In the last five years, high throughput sequencing has revolutionized biological research. The ability to quickly generate millions of short sequence reads enables studies that would have been inconceivable even 10 years ago. This work focuses on RNA-Seq, the application of high throughput sequencing to an organism's transcriptome. We describe a method of library preparation that improves sequence coverage, a new algorithm for detecting splice junctions in the datasets, and finally, application of these techniques to the study of splicing in Plasmodium falciparum.
The long march is a technique for Solexa library preparation that increases contig length and target sequence coverage. The long march incorporates a Type IIS restriction enzyme into the sequencing primer adapter. Each round of marching cuts off the initial part of the read and ligates a new adapter downstream, creating overlapping reads.

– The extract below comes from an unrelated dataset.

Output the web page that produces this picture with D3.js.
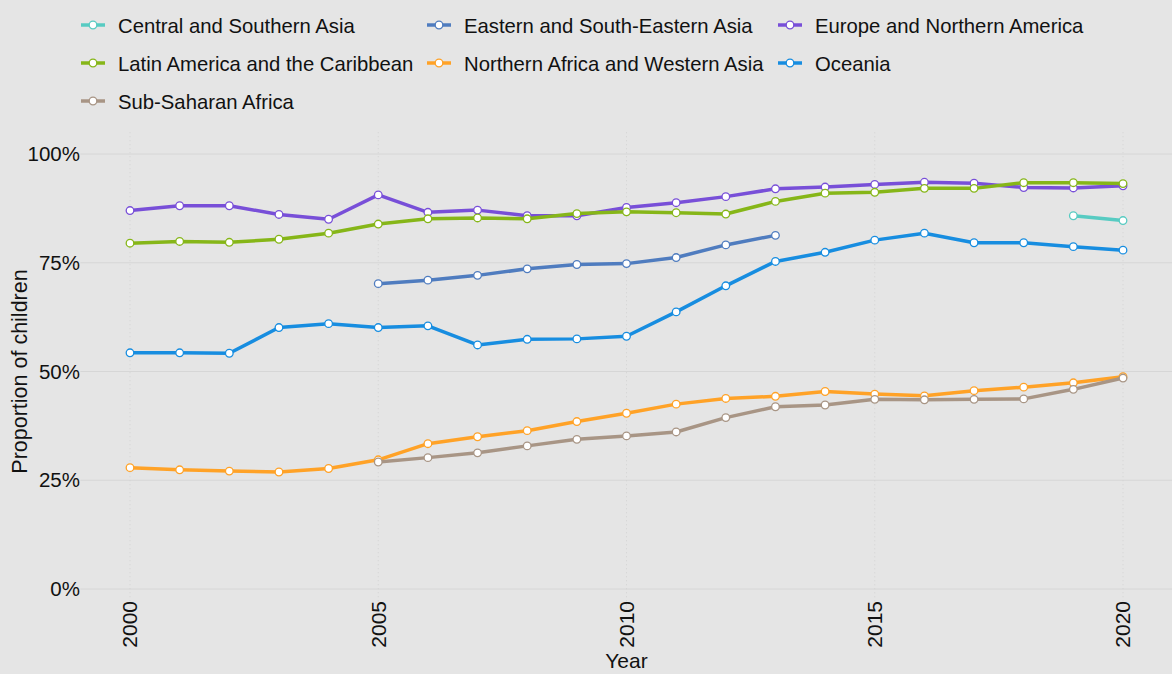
<!DOCTYPE html>
<html>
<head>
<meta charset="utf-8">
<script src="https://cdn.jsdelivr.net/npm/d3@7"></script>
<style>
  html, body { margin: 0; padding: 0; background: #e5e5e5; }
  svg { display: block; font-family: "Liberation Sans", Arial, sans-serif; }
</style>
</head>
<body>
<svg id="chart" width="1172" height="674"></svg>
<script>
// data (proportion of children, %)
var years = d3.range(2000, 2021);
var regions = ["Central and Southern Asia", "Eastern and South-Eastern Asia", "Europe and Northern America",
               "Latin America and the Caribbean", "Northern Africa and Western Asia", "Oceania", "Sub-Saharan Africa"];
var colors = ["#57cbc2", "#4f7cbf", "#784fd8", "#86b618", "#ffa227", "#178de0", "#a89585"];

var centralSouthAsia = [null,null,null,null,null,null,null,null,null,null,null,null,null,null,null,null,null,null,null,85.8,84.7];
var eastSouthEastAsia = [null,null,null,null,null,70.2,71.0,72.1,73.6,74.6,74.8,76.2,79.1,81.3,null,null,null,null,null,null,null];
var europeNorthAmerica = [87.0,88.1,88.1,86.1,85.0,90.6,86.6,87.1,85.8,85.8,87.7,88.8,90.2,92.0,92.4,93.0,93.5,93.3,92.3,92.2,92.7];
var latinAmerica = [79.5,79.9,79.7,80.4,81.8,83.9,85.1,85.3,85.1,86.3,86.7,86.5,86.2,89.1,91.0,91.2,92.1,92.1,93.4,93.4,93.2];
var northAfricaWestAsia = [27.9,27.4,27.1,26.9,27.7,29.7,33.4,35.0,36.4,38.5,40.4,42.5,43.8,44.3,45.4,44.8,44.4,45.6,46.4,47.4,48.8];
var oceania = [54.3,54.3,54.2,60.1,61.0,60.1,60.5,56.1,57.4,57.5,58.1,63.7,69.7,75.3,77.4,80.2,81.8,79.6,79.6,78.7,77.9];
var subSaharanAfrica = [null,null,null,null,null,29.2,30.2,31.3,32.9,34.4,35.2,36.1,39.4,41.9,42.3,43.6,43.5,43.6,43.7,45.9,48.5];

var seriesValues = [centralSouthAsia, eastSouthEastAsia, europeNorthAmerica, latinAmerica,
                    northAfricaWestAsia, oceania, subSaharanAfrica];
var yTicks = [0, 25, 50, 75, 100];
var xTicks = [2000, 2005, 2010, 2015, 2020];

var svg = d3.select("#chart");
var W = 1172, H = 674;

svg.append("rect").attr("width", W).attr("height", H).attr("fill", "#e5e5e5");

// scales (with 5% padding like the panel has)
var x = d3.scaleLinear().domain([1999, 2021]).range([80.35, 1172.65]);
var y = d3.scaleLinear().domain([-5, 105]).range([610.75, 132.25]);

// grid
var grid = svg.append("g").attr("class", "grid");
grid.selectAll("line.h").data(yTicks).enter().append("line")
    .attr("class", "h")
    .attr("x1", x(1999)).attr("x2", W)
    .attr("y1", function(d) { return y(d); }).attr("y2", function(d) { return y(d); })
    .attr("stroke", "#d6d6d6").attr("stroke-width", 1);
grid.selectAll("line.v").data(xTicks).enter().append("line")
    .attr("class", "v")
    .attr("x1", function(d) { return x(d); }).attr("x2", function(d) { return x(d); })
    .attr("y1", y(105)).attr("y2", y(-5))
    .attr("stroke", "#d2d2d2").attr("stroke-width", 1).attr("stroke-dasharray", "1,3");

// y axis labels
svg.selectAll("text.ytick").data(yTicks).enter().append("text")
    .attr("class", "ytick")
    .attr("x", 80).attr("y", function(d) { return y(d); })
    .attr("dy", "0.35em")
    .attr("text-anchor", "end")
    .attr("font-size", 20.5).attr("fill", "#111")
    .text(function(d) { return d + "%"; });

// x axis labels (rotated)
svg.selectAll("text.xtick").data(xTicks).enter().append("text")
    .attr("class", "xtick")
    .attr("transform", function(d) { return "translate(" + x(d) + ",601) rotate(-90)"; })
    .attr("dy", "0.35em")
    .attr("text-anchor", "end")
    .attr("font-size", 21).attr("fill", "#111")
    .text(function(d) { return d; });

// axis titles
svg.append("text")
    .attr("x", x(2010)).attr("y", 668)
    .attr("text-anchor", "middle")
    .attr("font-size", 21).attr("fill", "#111")
    .text("Year");
svg.append("text")
    .attr("transform", "translate(27," + y(50) + ") rotate(-90)")
    .attr("text-anchor", "middle")
    .attr("font-size", 21.5).attr("fill", "#111")
    .text("Proportion of children");

// lines
var line = d3.line()
    .defined(function(d) { return d[1] != null; })
    .x(function(d) { return x(d[0]); })
    .y(function(d) { return y(d[1]); });

var plot = svg.append("g").attr("class", "plot");
seriesValues.forEach(function(vals, i) {
    var pts = years.map(function(yr, j) { return [yr, vals[j]]; });
    var g = plot.append("g");
    g.append("path")
        .attr("d", line(pts))
        .attr("fill", "none")
        .attr("stroke", colors[i])
        .attr("stroke-width", 3.5)
        .attr("stroke-linejoin", "round");
    g.selectAll("circle").data(pts.filter(function(d) { return d[1] != null; })).enter()
        .append("circle")
        .attr("cx", function(d) { return x(d[0]); })
        .attr("cy", function(d) { return y(d[1]); })
        .attr("r", 3.8)
        .attr("fill", "#fff")
        .attr("stroke", colors[i])
        .attr("stroke-width", 1.3);
});

// legend
var colX = [81, 427, 778];
var rowY = [25, 63, 101];
var legend = svg.append("g").attr("class", "legend");
regions.forEach(function(name, i) {
    var lx = colX[i % 3], ly = rowY[Math.floor(i / 3)];
    var g = legend.append("g").attr("transform", "translate(" + lx + "," + ly + ")");
    g.append("line").attr("x1", 0).attr("x2", 24).attr("y1", 0).attr("y2", 0)
        .attr("stroke", colors[i]).attr("stroke-width", 3.5);
    g.append("circle").attr("cx", 12).attr("cy", 0).attr("r", 3.8)
        .attr("fill", "#fff").attr("stroke", colors[i]).attr("stroke-width", 1.3);
    g.append("text").attr("x", 37).attr("y", 1).attr("dy", "0.35em")
        .attr("font-size", 20.3).attr("fill", "#111")
        .text(name);
});
</script>
</body>
</html>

Validation on P. falciparum genomic and human hepatitis B virus positive samples showed 39% and 42%, respectively, increases in numbers of bases covered.
Next we developed an algorithm to detect spliced reads crossing exon-exon junctions in RNA-Seq datasets. Our algorithm uses an unbiased approach, relying only on the read dataset and a reference genome, detecting canonical and noncanonical splice junctions. This works by dividing reads in half for initial seeding in the reference genome then using an HMM, trained on the input data, to determine the optimal splice position. Our algorithm provides a score for each splice junction, which allows researchers to tune the false positive rate to the requirements of their experiment. This approach identifies more splice junctions than currently available algorithms, without a reduction in specificity, when tested on publicly available datasets for Arabidopsis thaliana, Plasmodium falciparum, and Homo sapiens.
Finally, our library preparation technique and splice detection algorithm were used to study splicing in P. falciparum. Both our data and publicly available datasets were used to identify splicing events in the blood stages of the parasite. We confirmed 6,678 previously known introns and identified 977 novel introns with canonical splice edges. In addition, we detected 310 alternative slicing events as well as splicing events antisense to known transcripts.